Les critiques et inquiétudes
Le plan suscite plusieurs réserves de la part de professionnels et d’élus territoriaux, qui redoutent que les arrachages massifs modifient profondément l’équilibre agricole, écologique et culturel des zones viticoles concernées. Ces interrogations reflètent une crainte plus large : celle d’une fragilisation durable de la filière si cette restructuration n’est pas accompagnée d’un projet territorial solide.
- risque accru d’incendies dans les zones méditerranéennes où la vigne joue un rôle de pare-feu ;
- perte d’identité paysagère et patrimoniale dans certains bassins AOC ;
- crainte d’une décroissance productive durable de la filière ;
- déstabilisation des marchés locaux et des coopératives ;
- risque de terres laissées sans usage viable si aucune alternative n’est accompagnée.
Ce que cela implique pour les viticulteurs
Pour les exploitants, ce plan représente un moment déterminant.
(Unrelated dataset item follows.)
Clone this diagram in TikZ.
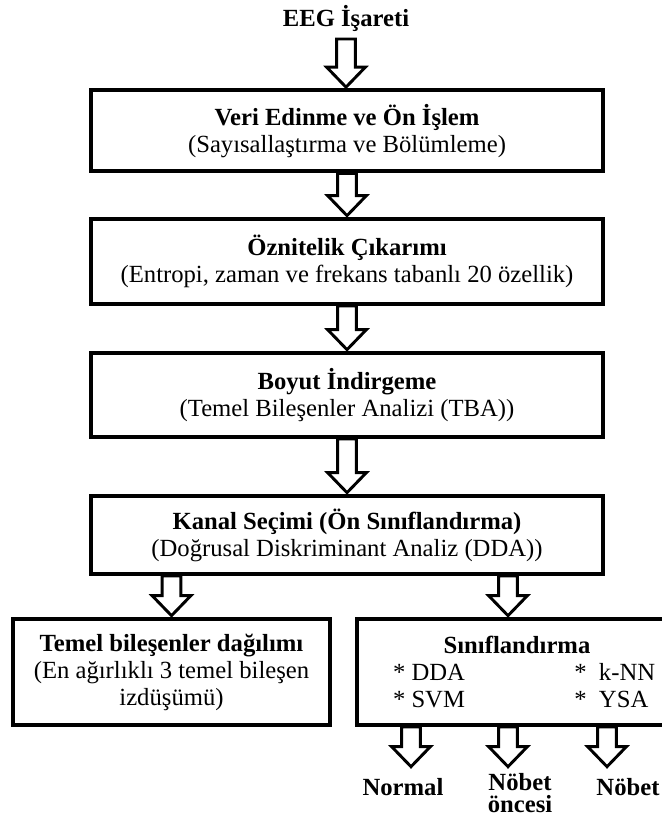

Il peut permettre une transformation nécessaire vers davantage de résilience, mais demande aussi des choix difficiles. Chaque viticulteur doit évaluer la rentabilité de ses parcelles, les risques liés au climat et la faisabilité d’une éventuelle reconversion agricole, seule ou en complément de la vigne.
- arbitrage entre maintien des vignes ou arrachage stratégique selon le potentiel agronomique ;
- opportunité de diversification (maraîchage, oléagineux, agroforesterie, productions locales de niche) ;
- besoins accrus en accompagnement technique, financier et territorial ;
- réorganisation des investissements et du travail au sein de l’exploitation ;
- importance des partenariats avec collectivités, coopératives, interprofessions et organismes techniques.
Impacts pour la chaîne agroalimentaire
Sur les volumes disponibles
La réduction des surfaces productives peut entraîner une baisse des volumes disponibles à moyen terme, une montée en gamme sur certains segments et des tensions possibles sur d’autres, selon la vitesse et l’ampleur des arrachages.
Sur les approvisionnements
Les coopératives, négociants et industriels devront adapter leurs stratégies d’achat, sécuriser leurs contrats et, dans certains cas, diversifier leurs bassins d’approvisionnement pour garantir la continuité de leurs gammes.
Sur la stratégie marketing des vins français
Des volumes plus restreints imposent un repositionnement : davantage de valeur ajoutée, d’identité territoriale et de différenciation internationale. Ce contexte peut pousser les acteurs à mieux raconter leurs terroirs, leurs pratiques, et à capitaliser sur la qualité plutôt que sur la quantité.
En conclusion
Le plan de 150 millions de dollars pour la filière vinicole marque une étape importante dans la transformation du vignoble français. Face à la baisse de la consommation, aux aléas climatiques et à la concurrence internationale, la filière doit repenser son modèle.
Pour les viticulteurs comme pour les acteurs de l’agroalimentaire, ce plan est autant un signal d’alerte qu’une opportunité : celle d’évoluer, de diversifier les modèles de production et de renforcer la résilience économique et territoriale.